In 1934 Marín was promoted to major. He attended the Peruvian War College, receiving graduate-level instruction to prepare for senior leadership assignments and responsibilities. While there, Marín also taught some classes. He graduated at the top of his class, earning the Espada de España (Sword of Spain).

In 1937, Marín returned to Paris, attending France's Superior Officers War College, graduating with honorable mention and the highest grades. When he returned to Peru, he was appointed to a senior position with the Army General Staff (Estado Mayor General del Ejército (EMGE)), a post he still held during the actions of the Ecuadorian–Peruvian War of 1941.

In 1946, Marín was promoted to brigadier general and appointed director of the Chorrillos Military School, a position he left in 1947 when the president of Peru, José Bustamante y Rivero, appointed Marín as minister of war in his cabinet.

In 1948, Marín chaired the Commission of Military Institutes, in charge of proposing a new set of fundamental policies upgrading the preparedness the Peruvian armed forces. This led to the creation of a cabinet-level Ministry of Defence in Peru, as well as the creation of the Center of Advanced Military Studies (Centro de Altos Estudios Militares (CAEM)). The CAEM was created in 1950, with Marín as its first Commandant.

In December 1952, Marín became commandant of the School of Applied Engineering. He later created the Leoncio Prado Military School, then was appointed as director of the Chorrillos Military School.

In December 1956, Marín was promoted to major general. He retired from the military in January 1957, though he continued as an academic adviser for the CAEM for three years.

==Continued academic career==
After Marín's retirement from the military, he did continue working in public academia, building on the work in advanced education he had championed throughout his time with the Peruvian armed forces.

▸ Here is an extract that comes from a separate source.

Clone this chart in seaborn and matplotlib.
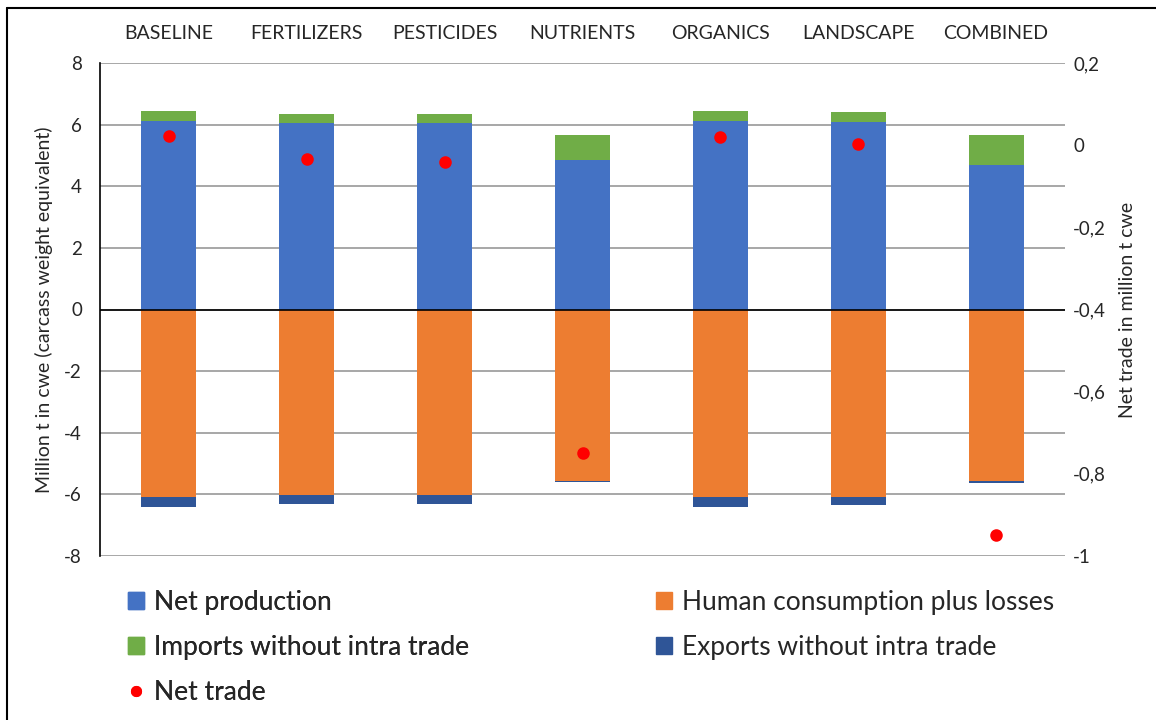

Marín was the principal professor at the National University of Engineering, teaching there for 32 years, retiring as professor emeritus. He was a professor at the High Command School of the Air Force of Peru, from its inception, and also of the Peruvian Diplomatic Academy. Marín was a member of the National Academy of Mathematical and Physical Sciences, and president of the Institute of Natives Language.

Marín died on December 6, 1980.

==Honors==
===National honors===
- Peru
  - Grand Cross of the Military Order of Ayacucho
  - Grand Officer of the Order of the Sun of Peru
  - Peruvian Cross of Aeronautical Merit
  - Order of the Magisterial Palms of Peru
  - Order of Merit of the Investigative Police of Peru
  - Grand Cross of the Order of Merit of the Peruvian Civil Guard

===International honors===
- Argentina
  - Buenos Aires Peace Conference Medal
- Bolivia
  - Order of the Condor of the Andes of Bolivia
- Chile
  - Grand Cross of the Order of Merit
- France
  - Commandeur of the Legion of Honour
- Paraguay
  - National Order of Merit
- Venezuela
  - Order of the Liberator

While he was still alive, Marín was made an honorary professor of the Universidad San Luis Gonzaga. A state school located in the facilities of the ex-barracks of Santa Catalina, in Lima, is named after him.